There is an interesting question of whether, if many things are modules, there is also non-module part, the "general intelligence" part which does not share those properties. Perhaps unsurprisingly, there is no consensus (though my intuitions say there is the GI part).
Also, it seems that different modules might use the same (common) working memory - though this is not set in stone (and depends, in particular, on your analysis of language - if late Chomsky is right, only phonology (PF) and perhaps semantics (LF) are modular, whereas syntax uses our general recursive ability, and this is why it uses general working memory).
This led me to think... why do we even believe that human values are good? Perhaps the typical human behaviour amplified by possibilities of a super-intelligence would actually destroy the universe. I don't personally find this very likely (that's why I never posted it before), but, given that almost all AI safety is built around "how to check that AI's values are convergent with human values" one way or another, perhaps something else should be approached - like remodeling history (actual, human history) from a given starting point (say, Roman Principatus or 1945) with actors assigned values different from human values (but in similar relationship to each other, if applicable) and finding what leads to better results (and, in particular, in us not being destroyed by 2020). All with the usual sandbox precautions, of course.
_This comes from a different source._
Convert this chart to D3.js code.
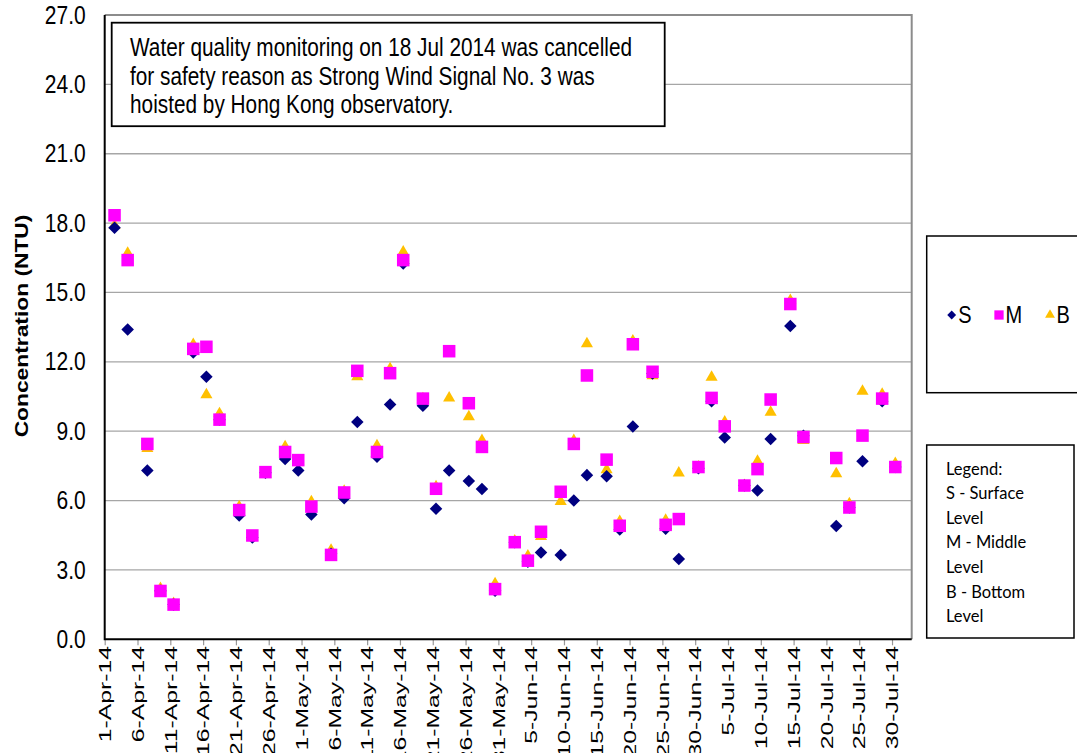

(Addendum: Of course, pace "fragility of value". We should have some inheritance from metamorals. But we don't actually know how well our morals (and systems in "reliable inheritance" from them) are compatible with our metamorals, especially in an extreme environment such as superintelligence.)
On the second point - I have misunderstood you, now I see what you're talking about. If Fodorian modules' view is right, the neocortex one(s) still isn't (aren't) "conscious". The received wisdom I have says that modules are:
1)Automatic (one cannot consciously change how they work - except by cutting off their input) - hence susceptible to illusions/wrong analyses/...;
2)Autonomous (consciousness only "sees" outputs, a module is black box for its owner; these two properties are related but distinct - yet something that has both can barely be called "conscious");
3)Inherited with a critical period of fine-tuning (that's basically what you called time window).
There were some more points but I (obviously) forgot them. And that brings me to your first point: I can't point to a textbook right away but that was part of several courses I was taught (Psychology of cognitive processes at Moscow State University (Fundamental and Applied Linguistics program); Language, Music, and Cognition in NYI 2016 - nyi.spb.ru).